Беспощадный Пушкин | страница 91
Вот Сальери стоит передо мною — в великой тоске чада праха, томящегося бескрылым желаньем подняться над землею. Пока Моцарт жив, он, Сальери, — да и не только он, а и Пиччини, и Глюк, и остальные его «товарищи в искусстве дивном», — все должны себя чувствовать «чадами праха», маленькими, бескрылыми «дарованьицами». Да разве возможно с таким ощущением творить? Чтобы вольно творить, нужно чувствовать себя орлом, способным подняться выше облаков, сознавать себя великим талантом, гением. Нет, не софизмами, вовсе не софизмами доказывал себе Сальери гибельность Моцарта для всех их. При Моцарте никто из них не может чувствовать себя гением. Значит, не может творить. Значит, не может жить. Потому что для них для всех жизнь — только в искусстве.
МОЙ ОТВЕТ.
Это тонко заметил Вересаев, что не могущий чувствовать себя гением не может творить.
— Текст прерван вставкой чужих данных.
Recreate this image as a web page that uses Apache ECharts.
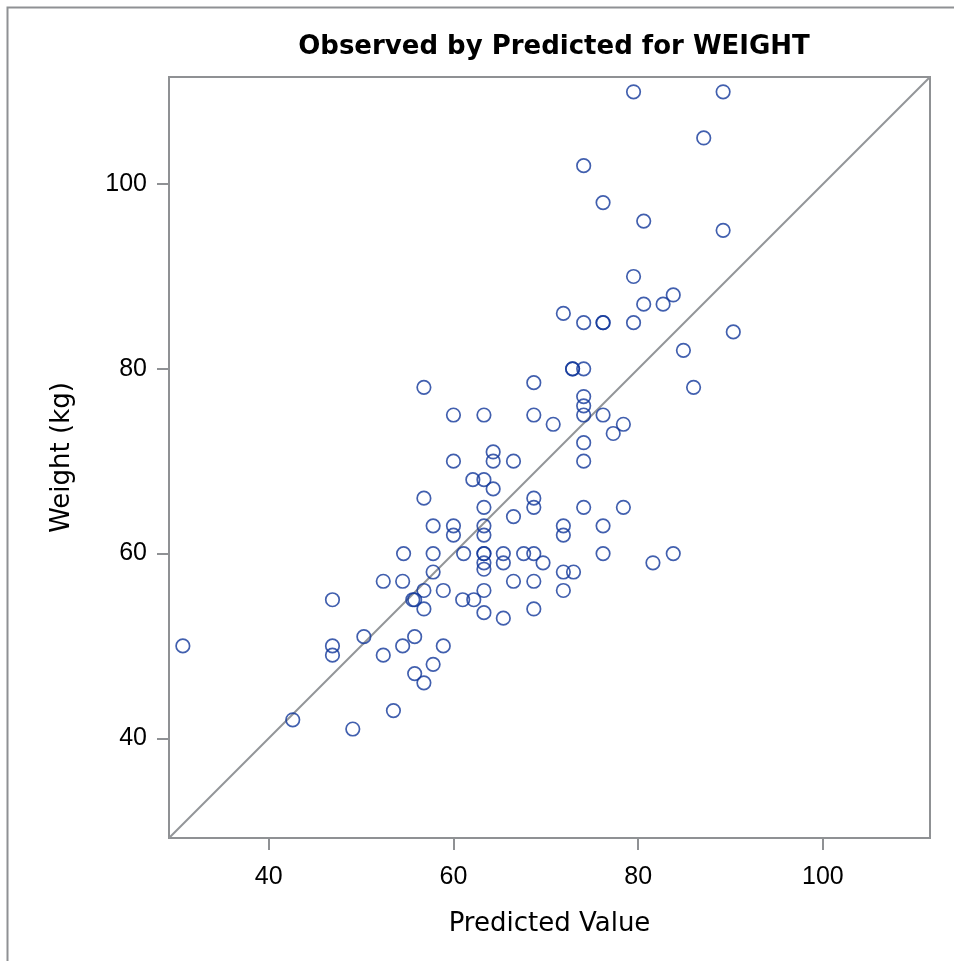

Почему в детстве все поют, рисуют, танцуют, а в отрочестве у большинства это все пропадает? Да потому что юношам становится ясен их уровень. Но есть же, — скажете, — люди со способностями, которые не бросают эти занятия, хотя и не считают себя гениями. Верно, но лишь отчасти. Способным нечего стыдиться, если они считают еще слабой свою очередную работу: они ее или уничтожают, или прячут. Но дело–то в том, что не творить они не могут: это так называемая интрогенная (рождающаяся внутри, а не из–за потребности во внешнем) форма деятельности. «Как в случаях развлечения, спорта и игры, в случае художественного творчества чувство удовольствия и удовлетворения в конечном счете вызывается не результатом активности, а самим ее процессом» (Узнадзе). У способных произведение не является совсем ерундой. Этого хватает, чтоб творить дальше и дальше. А пока творишь… «Степень удовлетворения процессуальной стороной творчества в конце концов зависит от того, насколько адекватно воплощены в произведении искусства его (субъекта) внутренние переживания. Идея произведения искусства не только ежеминутно определяет процесс творчества, но и зовет к его окончанию и завершению. Процесс художественного творчества потеряет свой смысл, если он прекратится до завершения произведения» (Узнадзе). Пока художник творит, не кончил свой опус, ему все время что–то удается, он непрерывно побеждает. Он — субъективно — чувствует себя гением! Это незабываемое переживание. Сужу по себе: я живописью занимался, и не только в детстве. Сосуществование в мире других гениев не находится в поле внимания пока творишь. Пока я творю — я орел, я вольный. И вовсе не внешнее, не желание славы, или большей славы побуждает меня взяться за новый акт творчества, а то, что я иначе разорвусь. И плевать мне на все на свете!